= Monkey Dance =

2004 documentary film by Julie Mallozzi

Monkey Dance is a 2004 documentary film by Julie Mallozzi, a filmmaker based in Boston. The film follows three Cambodian-American teens growing up in Lowell, Massachusetts, as they face the challenges of urban America, learn from traditional culture and dance, and reflect on the sacrifices of their parents, survivors of the Khmer Rouge.

The Angkor Dance Troupe in Lowell, and other artists of traditional Cambodian folkloric dance, play centrally in the film as a unifying peaceful, historical, and creative activity for the youngsters and community.

Monkey Dance premiered on public television in May 2005 and has shown at numerous festivals, schools, museums, and youth organizations.

==Filmmaker's viewpoint==
Julie Mallozzi said of the film:

I work to capture an authentic voice in my films. I really wanted to portray what it feels like to be a teenager – not just a first-generation immigrant teenager, but any teenager. That's why I also gave the three teens each a small video camera, so they could record their own lives. My intention was to make a film about growing up in America and how tough it can be to make the right choices – and how this dance troupe was lending a hand.
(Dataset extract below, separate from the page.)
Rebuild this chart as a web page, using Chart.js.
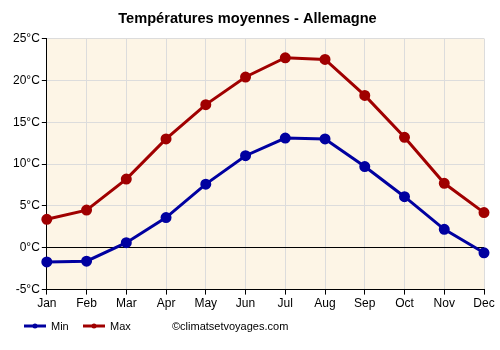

I started out filming a lot with the dance troupe – rehearsals, performance tours, team-building workshops. Then, I started to focus on three older kids in the troupe – Linda, Sochenda and Sam – and got interested in the rest of their lives as well. I filmed for nearly four years, and as time passed, my relationship with the kids changed. I became a parent myself, and I gradually became more interested in interviewing the kids' parents. I got a translator and we sat down and started talking about the long hours they worked in the nearby electronics factories; about their struggles as parents of American teenagers; and finally, about their experiences under the Khmer Rouge.

I was just blown away. These kids' parents had survived genocide – suffered through torture and murder and starvation. Then finally the U.S. accepted them and they came to this place where they had nothing. America wasn't where they wanted to be, but all the parents told me – every one of them – that they came because they hoped to give a better life to their children. I realized that this was what was at stake for Linda, Sam, and Sochenda. What made them different was what their parents had been through to give them this life.

When I finally began editing all this material, I found myself asking: What are Linda, Sam, and Sochenda going to do with these opportunities for which their parents had sacrificed so much? Are they going to squander them the way their older siblings had, or are they going to be different? In the end, that's the heart of the story in "Monkey Dance": not just their lives as teens, right now, but what will become of their future and their parents' hopes for them?

This project got closer and closer to my heart as I got further along in the process. I shot most of the film myself as a one-person crew – riding along in speedy cars, waiting around in supermarket parking lots after hours, eating delicious homemade Cambodian food with the families. I think we related partly because of my own Asian background – though I'm such a mix myself that I'm not sure what they saw of that.

...In Linda, Sam, and Sochenda, I saw an amazing mix of traditional Cambodian culture, White mainstream culture, and Black hip-hop culture. Their spirited synchronization of these elements is part of what enabled these three to overcome difficult childhoods to become strong, successful adults."